We generally don't pay much attention to scene modes, but Sony's got some good ones, including Hand-held Twilight, which captures multiple sequential images of dark scenes with each shutter press, merging the frames together for a seamless, steady night shot. It's not something you could manage to pull off in manual mode, and it's quite intuitive in practice. There are also some pretty nifty Picture Effects, such as Toy Camera, Pop Color and Partial Color options that maintain your selected color (red, green, blue or yellow) while making the rest of the frame grayscale.
For folks that are new to the NEX ecosystem, we'll touch on the basic menu structure quickly. Many key settings, such as shutter mode and ISO, can be tweaked using dedicated controls, as we outlined above. More granular adjustments require a trip through the menu system, however, such as selecting the image size, video capture file type, turning off the camera beep, formatting the SD card and so on. The interface isn't tremendously cumbersome, but it's not the most intuitive we've seen.
Performance and battery life
One major fault of the NEX-F3 (and models that came before it) was very sluggish focus speed, and a bit more focus hunting than we like to see. Fortunately, most of the issues were resolved with the 5R, and now the improvements have trickled down to the entry-level model, too. Performance is by no means comparable to what you'll get with most DSLRs or even Micro Four Thirds cameras from Olympus, but it's far better than what we used to see with Sony, and even what you'd get today with cameras like the Canon EOS-M.

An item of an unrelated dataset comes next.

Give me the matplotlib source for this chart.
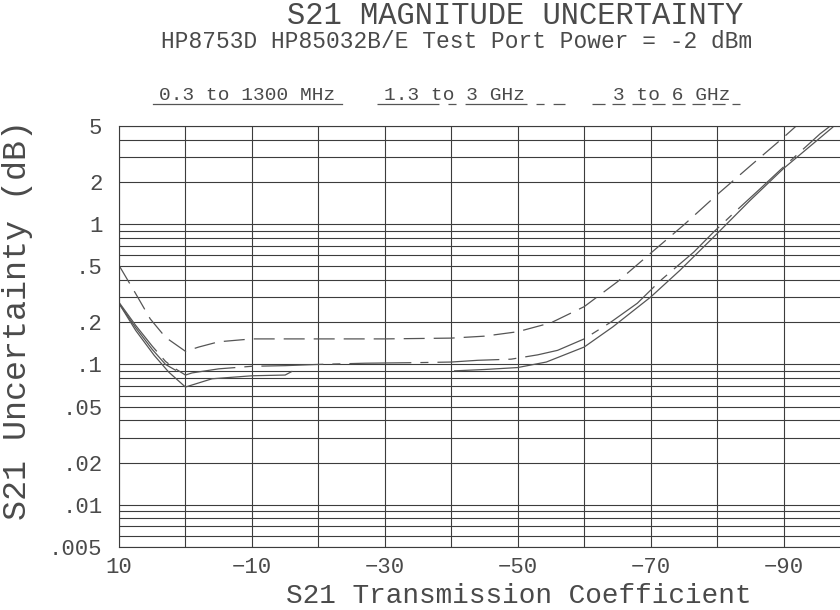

During our test, the camera powered on and fired its first shot in two seconds. There was a 0.2-second shutter delay between when the release was pressed and when the 3N captured an image. As for high-speed continuous shooting, you have two options to choose from, including a Speed Priority mode, which nets four frames-per-second, and a regular mode than can snap 2.5 fps. Sony's NEX-6, on the other hand, can snap at up to 10 frames-per-second, so if speed is a priority, the 3N isn't necessarily the best pick for you.
Battery life is also quite impressive for a camera of this size. Sony opted to keep the NP-FW50 1,080mAh battery pack, which is great news for previous NEX owners who might have a spare or two sitting around. With a full charge, we were able to snag more than 1,400 stills and 90 minutes of video, despite several minutes of menu digging and image review. You should expect the 3N to make it through a full day of touring, for example, but you might want to bring a spare battery along on extended outings, just in case. Fortunately, the camera charges using any USB power source, so you can very easily juice it up on the go.
Judging image quality is no easy task. Many of the APS-C cameras we've seen recently can handle just about any scene quite well, but kit lenses seem to be a bit more hit or miss. As you've probably figured, a $500 mirrorless camera kit isn't going to ship with the most capable lens, and distortion and sharpness can be apparent here. Looking past those issues, though, the 3N performed quite well.
Colors were vibrant and accurate at all sensitivity settings, and details were quite sharp as well. The NEX-3N offers a sensitivity range of ISO 200 through 16,000, allowing for quite a bit of flexibility. If you're capturing images for the web, you'll be perfectly happy when shooting through ISO 6400 -- at ISO 12,800, noise becomes visible in dark areas of the frame even when viewing images at about 12 percent of their full size. And at 16,000, you can see noise in dark areas at an 8 percent view. Noise is barely visible at ISO 3200 and below, however, so even if you're printing your images, you should be able to bump sensitivity up quite a bit.